Enterprise Zones are the subject of Jeffrey Tucker’s article in this issue; Mr. Tucker found that despite the free-market wrapping paper Jack Kemp’s gift to the American public is only more welfare, this time for businessmen. The original idea, as it was transported here from Thatcher’s England by Stuart Butler, was that economically depressed areas should get a break from all government regulations in an effort to kick-start the local economy. The utter reversal of meaning of the term is reminiscent of the transformation of “educational choice.” Sheldon Richman’s article on choice, which ran in Chronicles in March of 1990, documented the sea change that word has undergone in its journey from Good Idea to White House policy. Parental choice and the freedom to choose a school among a mix of public, private, and parochial schools, without the double burden of school taxes and tuition, has come to mean choice within the public school system only. Such is the complete victory of the new definition that education reporters now regularly use the term “choice” as if it never had any but its second meaning.

These two examples are not coincidental, just typical. When Orwell had Oceania fighting a perpetual war for perpetual peace he was not making a prediction about the nature of despotic power but an observation. Governments have always fought defensive wars of aggression, and on the domestic front as well, no tactic is so effective as to take the language of one’s critics, redefine it, and embrace the revised concept as your own—because now it is your own.

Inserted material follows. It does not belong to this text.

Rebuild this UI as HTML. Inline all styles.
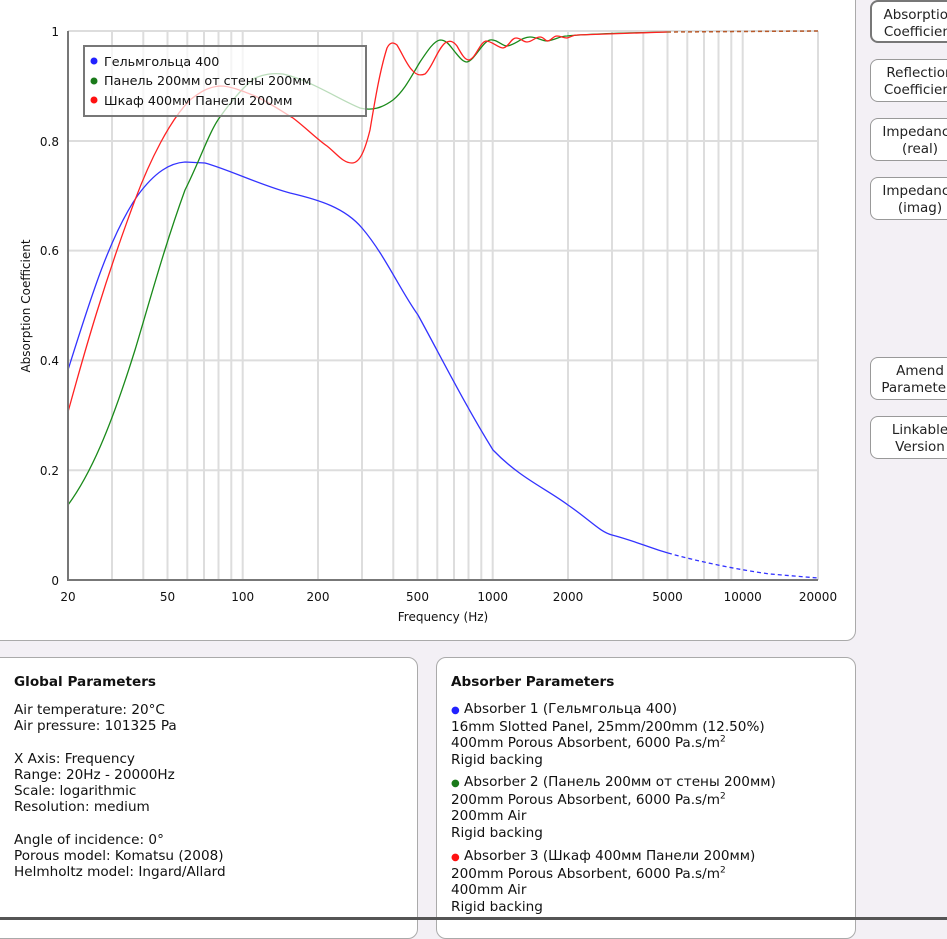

Congress, the Executive Branch, and the millions who administer the appropriations money, by men who are even weaker and more venal than the rest of us, are not interested in salvaging an inner city or improving education—only in expanding their own influence and buying more votes. This is one of the many reasons why reform will never come from the top down, and those who are looking for leadership from Washington, whether their cause is abortion or acid rain, are spending their time and money not in vain but in support of the very government that is the source of the trouble.